=== Data for this exercise ===

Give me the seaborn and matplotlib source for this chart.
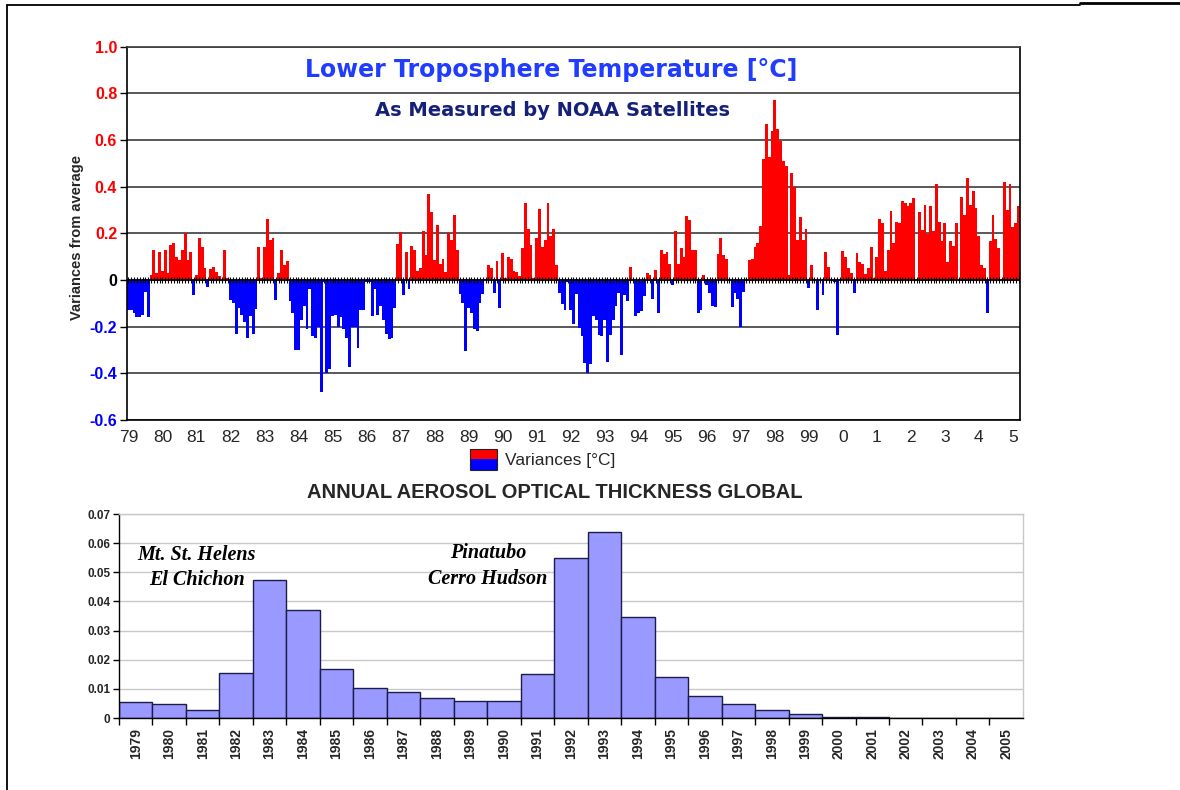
import matplotlib
matplotlib.use("Agg")
import matplotlib.pyplot as plt
from matplotlib.patches import Rectangle
from matplotlib.lines import Line2D
import numpy as np
import pandas as pd
import seaborn as sns

# monthly lower troposphere anomalies [deg C], Jan 1979 .. Mar 2005
anomaly = [
    -0.13, -0.13, -0.14, -0.16, -0.16, -0.15, -0.05, -0.16, 0.02, 0.13, 0.03, 0.12,        # 1979
    0.04, 0.13, 0.03, 0.15, 0.16, 0.10, 0.085, 0.13, 0.20, 0.085, 0.12, -0.065,           # 1980
    0.02, 0.18, 0.14, 0.05, -0.03, 0.045, 0.055, 0.035, 0.015, 0.0, 0.13, 0.01,           # 1981
    -0.085, -0.10, -0.23, -0.12, -0.15, -0.18, -0.25, -0.155, -0.23, -0.125, 0.14, 0.01,  # 1982
    0.14, 0.26, 0.17, 0.18, -0.085, 0.03, 0.13, 0.065, 0.08, -0.09, -0.14, -0.30,         # 1983
    -0.30, -0.17, -0.11, -0.21, -0.04, -0.24, -0.25, -0.2, -0.48, -0.01, -0.40, -0.38,    # 1984
    -0.155, -0.15, -0.2, -0.16, -0.21, -0.25, -0.375, -0.2, -0.2, -0.29, -0.13, -0.13,    # 1985
    -0.01, -0.01, -0.155, -0.04, -0.15, -0.11, -0.17, -0.23, -0.255, -0.25, -0.12, 0.155, # 1986
    0.205, -0.065, 0.12, -0.04, 0.145, 0.13, 0.04, 0.05, 0.21, 0.105, 0.37, 0.29,         # 1987
    0.085, 0.235, 0.07, 0.09, 0.035, 0.20, 0.17, 0.28, 0.13, -0.06, -0.10, -0.305,        # 1988
    -0.12, -0.14, -0.21, -0.22, -0.10, -0.06, 0.0, 0.065, 0.05, -0.057, 0.08, -0.12,      # 1989
    0.115, 0.01, 0.097, 0.09, 0.04, 0.035, 0.015, 0.135, 0.33, 0.22, 0.15, 0.01,          # 1990
    0.18, 0.305, 0.14, 0.17, 0.33, 0.19, 0.22, 0.065, -0.057, -0.105, -0.13, -0.01,       # 1991
    -0.13, -0.19, -0.06, -0.205, -0.24, -0.355, -0.40, -0.36, -0.155, -0.17, -0.235, -0.24,  # 1992
    -0.17, -0.35, -0.235, -0.17, -0.11, -0.057, -0.32, -0.065, -0.09, 0.055, 0.0, -0.155,    # 1993
    -0.14, -0.135, -0.07, 0.028, 0.02, -0.08, 0.043, -0.14, 0.13, 0.11, 0.12, 0.07,       # 1994
    -0.02, 0.21, 0.07, 0.135, 0.10, 0.275, 0.255, 0.13, 0.13, -0.14, -0.13, 0.02,         # 1995
    -0.02, -0.057, -0.11, -0.115, 0.11, 0.18, 0.105, 0.09, 0.0, -0.115, -0.057, -0.08,    # 1996
    -0.2, -0.05, 0.0, 0.085, 0.09, 0.14, 0.16, 0.23, 0.52, 0.67, 0.525, 0.64,             # 1997
    0.77, 0.645, 0.595, 0.51, 0.49, 0.02, 0.46, 0.40, 0.17, 0.27, 0.17, 0.22,             # 1998
    -0.035, 0.065, 0.0, -0.13, 0.0, -0.064, 0.12, 0.057, 0.0, -0.01, -0.235, 0.0,         # 1999
    0.125, 0.10, 0.05, 0.03, -0.055, 0.115, 0.075, 0.07, 0.025, 0.05, 0.14, 0.01,         # 2000
    0.10, 0.26, 0.245, 0.04, 0.13, 0.295, 0.16, 0.25, 0.245, 0.34, 0.33, 0.315,           # 2001
    0.33, 0.35, 0.0, 0.29, 0.215, 0.32, 0.195, 0.315, 0.21, 0.41, 0.25, 0.165,            # 2002
    0.245, 0.075, 0.165, 0.145, 0.245, 0.0, 0.355, 0.28, 0.435, 0.32, 0.38, 0.31,         # 2003
    0.19, 0.065, 0.05, -0.14, 0.165, 0.28, 0.175, 0.135, 0.0, 0.42, 0.30, 0.41,           # 2004
    0.225, 0.245, 0.315,                                                                  # 2005
]
year_labels = ["79", "80", "81", "82", "83", "84", "85", "86", "87", "88", "89",
               "90", "91", "92", "93", "94", "95", "96", "97", "98", "99",
               "0", "1", "2", "3", "4", "5"]

# annual aerosol optical thickness
aot_years = list(range(1979, 2006))
aot = [0.0055, 0.0047, 0.0029, 0.0153, 0.0474, 0.0372, 0.0168, 0.0103, 0.0089,
       0.0070, 0.0058, 0.0058, 0.0150, 0.0549, 0.0639, 0.0346, 0.0142, 0.0074,
       0.0048, 0.0029, 0.0014, 0.0005, 0.0005, 0.0, 0.0, 0.0, 0.0]

RED = "#ff0000"
BLUE = "#0000ff"

sns.set_style("white")
plt.rcParams["font.family"] = ["Liberation Sans", "DejaVu Sans"]

fig = plt.figure(figsize=(11.8, 7.9), dpi=100)

# ---- top: temperature anomalies ----
ax1 = fig.add_axes([0.1076, 0.4684, 0.7568, 0.4727])
df = pd.DataFrame({"month": np.arange(len(anomaly)), "value": anomaly})
df["sign"] = np.where(df["value"] >= 0, "pos", "neg")
sns.barplot(data=df, x="month", y="value", hue="sign",
            palette={"pos": RED, "neg": BLUE}, dodge=False, width=1.0,
            saturation=1, linewidth=0, legend=False, ax=ax1)
ax1.set_xlim(-0.5, len(anomaly) - 0.5)
ax1.set_ylim(-0.6, 1.0)
ax1.set_axisbelow(True)
ax1.grid(axis="y", color="#3c3c3c", lw=1.2)
ax1.grid(axis="x", visible=False)

ax1.axhline(0, color="black", lw=1.1, zorder=3)
ax1.plot(df["month"], np.zeros(len(df)), ls="none", marker="|", ms=4,
         mew=0.8, color="black", zorder=3)

yt = np.round(np.arange(-0.6, 1.01, 0.2), 1)
ylabs = ["0" if v == 0 else f"{v:.1f}" for v in yt]
ax1.set_yticks(yt)
ax1.set_yticklabels(ylabs, fontsize=11.5, fontweight="bold")
for lab, v in zip(ax1.get_yticklabels(), yt):
    lab.set_color(RED if v > 0 else (BLUE if v < 0 else "black"))
ax1.tick_params(axis="y", direction="out", length=5, width=1, pad=2,
                left=True, color="black")
ax1.set_xticks(np.arange(0, len(anomaly), 12))
ax1.set_xticklabels(year_labels, fontsize=12.5)
ax1.tick_params(axis="x", length=0, pad=7)
ax1.set_xlabel("")
ax1.set_ylabel("")

for s in ["left", "right", "bottom"]:
    ax1.spines[s].set_color("black")
    ax1.spines[s].set_linewidth(1.2)
ax1.spines["top"].set_color("#3c3c3c")
ax1.spines["top"].set_linewidth(1.2)

ax1.text(0.475, 0.937, "Lower Troposphere Temperature [\u00b0C]",
         transform=ax1.transAxes, ha="center", va="center",
         color="#1f3cff", fontsize=17, fontweight="bold",
         family=["DejaVu Sans"])
ax1.text(0.476, 0.830, "As Measured by NOAA Satellites",
         transform=ax1.transAxes, ha="center", va="center",
         color="#15207a", fontsize=14, fontweight="bold",
         family=["DejaVu Sans"])

fig.text(77 / 1180, 1 - 237 / 790, "Variances from average", rotation=90,
         ha="center", va="center", fontsize=10.5, fontweight="bold")

# legend box: red over blue
lx, ly, lw_, lh = 470 / 1180, 1 - 470 / 790, 27 / 1180, 10.5 / 790
fig.add_artist(Rectangle((lx, ly), lw_, lh, transform=fig.transFigure,
                         facecolor=BLUE, edgecolor="none"))
fig.add_artist(Rectangle((lx, ly + lh), lw_, lh, transform=fig.transFigure,
                         facecolor=RED, edgecolor="none"))
fig.add_artist(Rectangle((lx, ly), lw_, 2 * lh, transform=fig.transFigure,
                         facecolor="none", edgecolor="#222222", lw=0.8))
fig.text(505 / 1180, 1 - 461 / 790, "Variances [\u00b0C]", ha="left",
         va="center", fontsize=12.5)

# ---- bottom: aerosol optical thickness ----
ax2 = fig.add_axes([0.1008, 0.0911, 0.7661, 0.2582])
aot_df = pd.DataFrame({"year": [str(y) for y in aot_years], "aot": aot})
sns.barplot(data=aot_df, x="year", y="aot", color="#9999ff", saturation=1,
            width=1.0, edgecolor="#1c1c48", linewidth=1.0, ax=ax2)
ax2.set_xlim(-0.5, len(aot_years) - 0.5)
ax2.set_ylim(0, 0.07)
ax2.set_axisbelow(True)
ax2.grid(axis="y", color="#c8c8c8", lw=1.0)
ax2.grid(axis="x", visible=False)

ayt = np.round(np.arange(0, 0.0701, 0.01), 2)
ax2.set_yticks(ayt)
ax2.set_yticklabels(["0" if v == 0 else f"{v:.2f}" for v in ayt],
                    fontsize=8.5, fontweight="bold")
ax2.tick_params(axis="y", direction="out", length=4, width=1, pad=2,
                left=True, color="black")
centers = np.arange(len(aot_years))
ax2.set_xticks(centers - 0.5)
ax2.set_xticklabels([])
ax2.set_xticks(centers, [str(y) for y in aot_years], minor=True)
ax2.tick_params(axis="x", which="major", direction="out", length=5,
                width=1, bottom=True, color="black")
ax2.tick_params(axis="x", which="minor", length=0, pad=7, labelsize=10,
                labelrotation=90)
for lab in ax2.get_xticklabels(minor=True):
    lab.set_fontweight("bold")
ax2.set_xlabel("")
ax2.set_ylabel("")
for s in ["left", "bottom"]:
    ax2.spines[s].set_color("black")
    ax2.spines[s].set_linewidth(1.0)
for s in ["top", "right"]:
    ax2.spines[s].set_color("#c8c8c8")
    ax2.spines[s].set_linewidth(1.0)

note = dict(ha="center", va="center", fontsize=14.5, fontweight="bold",
            style="italic", color="black",
            family=["Liberation Serif", "DejaVu Serif"])
ax2.text(1.83, 0.0560, "Mt. St. Helens", **note)
ax2.text(1.83, 0.0474, "El Chichon", **note)
ax2.text(10.52, 0.0567, "Pinatubo", **note)
ax2.text(10.52, 0.0478, "Cerro Hudson", **note)

fig.text(555 / 1180, 1 - 493 / 790, "ANNUAL AEROSOL OPTICAL THICKNESS GLOBAL",
         ha="center", va="center", fontsize=14.5, fontweight="bold")

# outer page frame
fig.add_artist(Line2D([7 / 1180, 1080 / 1180], [1 - 5 / 790] * 2,
                      transform=fig.transFigure, color="black", lw=1.3))
fig.add_artist(Line2D([1080 / 1180, 1.0], [1 - 3 / 790] * 2,
                      transform=fig.transFigure, color="black", lw=2))
fig.add_artist(Line2D([7 / 1180] * 2, [0, 1 - 5 / 790],
                      transform=fig.transFigure, color="black", lw=1.3))

fig.savefig("out.png", dpi=100)
plt.close(fig)
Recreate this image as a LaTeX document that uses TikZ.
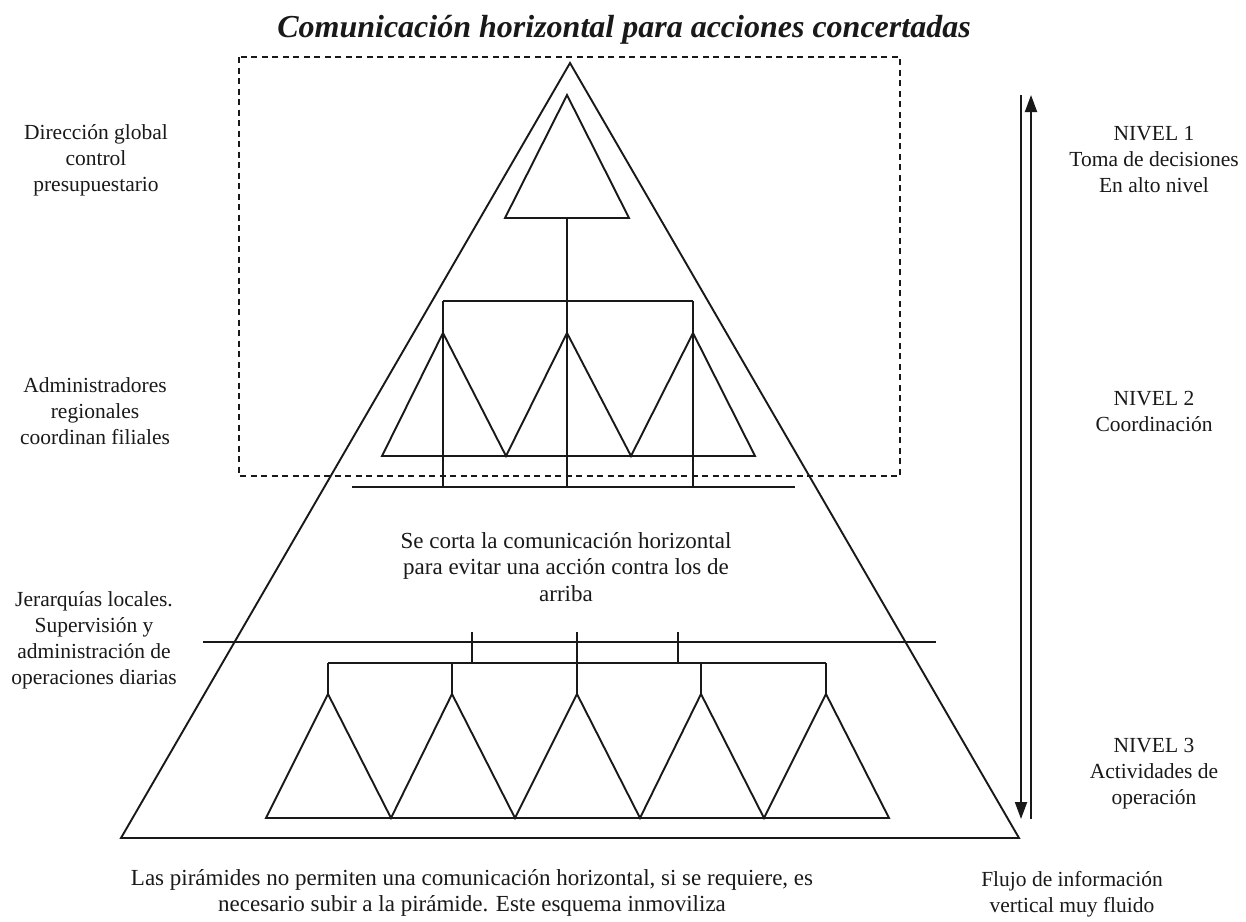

===

#### [Problem statement]
Copy only the part of the records that runs from the first line to the line with "import seaborn as sns", ends included, leaving pictures out.

#### [Result of the exercise]
Give me the seaborn and matplotlib source for this chart.
import matplotlib
matplotlib.use("Agg")
import matplotlib.pyplot as plt
from matplotlib.patches import Rectangle
from matplotlib.lines import Line2D
import numpy as np
import pandas as pd
import seaborn as sns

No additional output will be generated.